RECORDS SHOWN —
-------------------------
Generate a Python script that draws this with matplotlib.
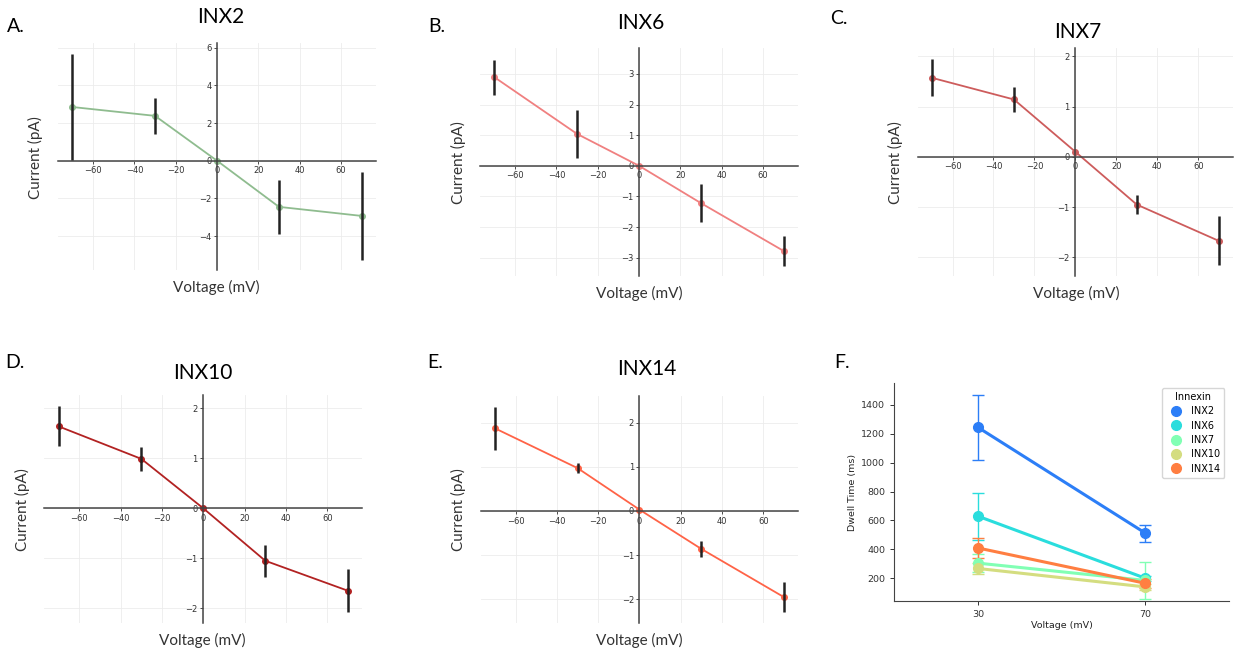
import numpy as np
import matplotlib
matplotlib.use("Agg")
import matplotlib.pyplot as plt
from matplotlib.lines import Line2D

# I-V data
voltage = [-70, -30, 0, 30, 70]

inx2_current = [2.85, 2.38, 0.0, -2.45, -2.93]
inx2_err = [2.8, 0.95, 0.0, 1.45, 2.35]

inx6_current = [2.89, 1.04, 0.0, -1.22, -2.78]
inx6_err = [0.58, 0.78, 0.0, 0.62, 0.48]

inx7_current = [1.57, 1.14, 0.1, -0.95, -1.67]
inx7_err = [0.37, 0.25, 0.0, 0.19, 0.49]

inx10_current = [1.64, 0.99, 0.0, -1.05, -1.65]
inx10_err = [0.40, 0.24, 0.0, 0.32, 0.43]

inx14_current = [1.87, 0.97, 0.03, -0.86, -1.95]
inx14_err = [0.48, 0.12, 0.0, 0.18, 0.33]

# dwell time data (panel F)
dwell_voltage = ['30', '70']
innexins = ['INX2', 'INX6', 'INX7', 'INX10', 'INX14']
dwell_mean = {
    'INX2': [1245, 512],
    'INX6': [630, 200],
    'INX7': [305, 185],
    'INX10': [268, 140],
    'INX14': [410, 165],
}
dwell_err = {
    'INX2': [225, 60],
    'INX6': [162, 18],
    'INX7': [60, 125],
    'INX10': [40, 22],
    'INX14': [72, 30],
}

W, H = 1234, 651
fig = plt.figure(figsize=(W / 100, H / 100), dpi=100)

label_font = ['Lato', 'DejaVu Sans']


def px(x, y):
    return x / W, 1 - y / H


def iv_panel(rect, cur, err, color, ylim, yticks):
    ax = fig.add_axes(rect)
    ax.errorbar(voltage, cur, yerr=err, fmt='none', ecolor='#222222',
                elinewidth=1.8, capsize=0, zorder=3)
    ax.plot(voltage, cur, color=color, lw=1.3, marker='o', ms=4, zorder=2)
    ax.set_xlim(-77, 77)
    ax.set_ylim(*ylim)
    ax.set_xticks([-60, -40, -20, 0, 20, 40, 60])
    ax.set_yticks(yticks)
    ax.spines['left'].set_position(('data', 0))
    ax.spines['bottom'].set_position(('data', 0))
    ax.spines['top'].set_visible(False)
    ax.spines['right'].set_visible(False)
    for s in ['left', 'bottom']:
        ax.spines[s].set_color('#444444')
        ax.spines[s].set_linewidth(1.1)
    ax.tick_params(labelsize=6, length=2, width=0.6, pad=2, colors='#333333')
    ax.grid(True, color='#ececec', lw=0.6)
    ax.set_axisbelow(True)
    return ax


iv_panel([0.047, 0.5853, 0.2577, 0.3487], inx2_current, inx2_err, '#8fbc8f',
         (-5.8, 6.25), [-4, -2, 0, 2, 4, 6])
iv_panel([0.389, 0.576, 0.2577, 0.350], inx6_current, inx6_err, '#f08080',
         (-3.6, 3.84), [-3, -2, -1, 0, 1, 2, 3])
iv_panel([0.7437, 0.576, 0.2555, 0.350], inx7_current, inx7_err, '#cd5c5c',
         (-2.37, 2.16), [-2, -1, 0, 1, 2])
iv_panel([0.0359, 0.0435, 0.2577, 0.3498], inx10_current, inx10_err, '#b22222',
         (-2.29, 2.27), [-2, -1, 0, 1, 2])
iv_panel([0.3895, 0.0435, 0.2574, 0.348], inx14_current, inx14_err, '#ff6347',
         (-2.53, 2.6), [-2, -1, 0, 1, 2])

# panel F: dwell time
axf = fig.add_axes([0.7245, 0.0773, 0.2717, 0.334])
cmap = plt.get_cmap('rainbow')
colors = [cmap(v) for v in np.linspace(0, 1, len(innexins) + 2)[1:-1]]
xpos = np.arange(len(dwell_voltage))
handles = []
for name, c in zip(innexins, colors):
    axf.errorbar(xpos, dwell_mean[name], yerr=dwell_err[name], color=c,
                 lw=2.2, elinewidth=1.0, capsize=4, capthick=1.0,
                 marker='o', ms=7)
    handles.append(Line2D([], [], color=c, marker='o', ls='none', ms=7))
axf.set_xlim(-0.5, 1.5)
axf.set_ylim(45, 1550)
axf.set_xticks(xpos)
axf.set_xticklabels(dwell_voltage)
axf.set_yticks([200, 400, 600, 800, 1000, 1200, 1400])
axf.spines['top'].set_visible(False)
axf.spines['right'].set_visible(False)
for s in ['left', 'bottom']:
    axf.spines[s].set_color('#444444')
axf.tick_params(labelsize=6.8, length=3, width=0.7, colors='#333333')
axf.set_xlabel('Voltage (mV)', fontsize=6.8, labelpad=2, color='#222222')
axf.set_ylabel('Dwell Time (ms)', fontsize=6.8, labelpad=3, color='#222222')
axf.legend(handles, innexins, title='Innexin', fontsize=7, title_fontsize=7,
           loc='upper right', frameon=True, handletextpad=0.6, labelspacing=0.45)

# panel letters, titles and axis labels
panel_text = [
    ('A.', (16, 26), 'INX2', (221, 17), (35, 158), (216, 287)),
    ('B.', (437, 27), 'INX6', (641, 23), (458, 163), (639, 293)),
    ('C.', (839, 19), 'INX7', (1078, 32), (895, 163), (1076, 293)),
    ('D.', (15, 362), 'INX10', (203, 373), (22, 510), (202, 640)),
    ('E.', (435, 362), 'INX14', (647, 369), (458, 510), (639, 640)),
]
for letter, lp, title, tp, yp, xp in panel_text:
    fig.text(*px(*lp), letter, fontsize=14, ha='center', va='center', family=label_font)
    fig.text(*px(*tp), title, fontsize=15, ha='center', va='center', family=label_font)
    fig.text(*px(*yp), 'Current (pA)', fontsize=11, rotation=90, ha='center',
             va='center', family=label_font, color='#333333')
    fig.text(*px(*xp), 'Voltage (mV)', fontsize=11, ha='center', va='center',
             family=label_font, color='#333333')
fig.text(*px(842, 362), 'F.', fontsize=14, ha='center', va='center', family=label_font)

fig.savefig('out.png', dpi=100)
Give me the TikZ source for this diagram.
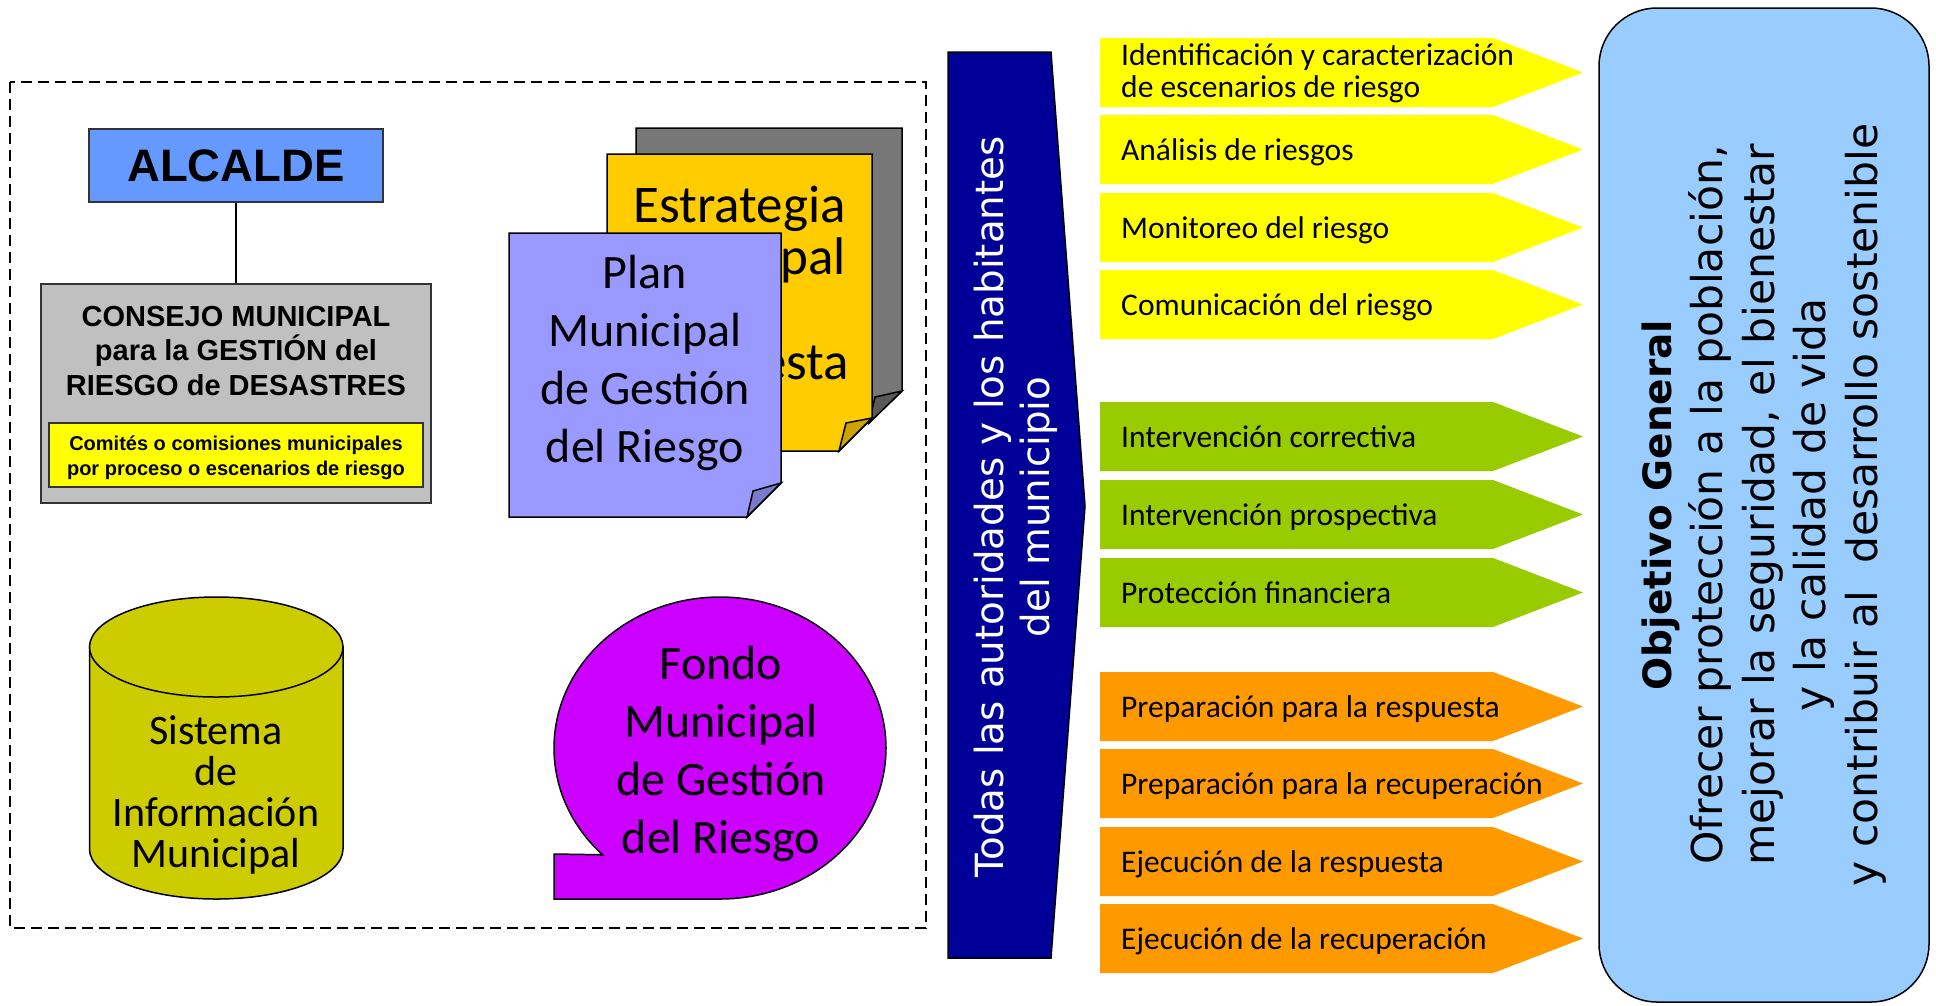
-------------------------
Print the entries as they stand, first line through the line holding "inx14_err = [0.48, 0.12, 0.0, 0.18, 0.33]", with every picture removed.

Generate a Python script that draws this with matplotlib.
import numpy as np
import matplotlib
matplotlib.use("Agg")
import matplotlib.pyplot as plt
from matplotlib.lines import Line2D

# I-V data
voltage = [-70, -30, 0, 30, 70]

inx2_current = [2.85, 2.38, 0.0, -2.45, -2.93]
inx2_err = [2.8, 0.95, 0.0, 1.45, 2.35]

inx6_current = [2.89, 1.04, 0.0, -1.22, -2.78]
inx6_err = [0.58, 0.78, 0.0, 0.62, 0.48]

inx7_current = [1.57, 1.14, 0.1, -0.95, -1.67]
inx7_err = [0.37, 0.25, 0.0, 0.19, 0.49]

inx10_current = [1.64, 0.99, 0.0, -1.05, -1.65]
inx10_err = [0.40, 0.24, 0.0, 0.32, 0.43]

inx14_current = [1.87, 0.97, 0.03, -0.86, -1.95]
inx14_err = [0.48, 0.12, 0.0, 0.18, 0.33]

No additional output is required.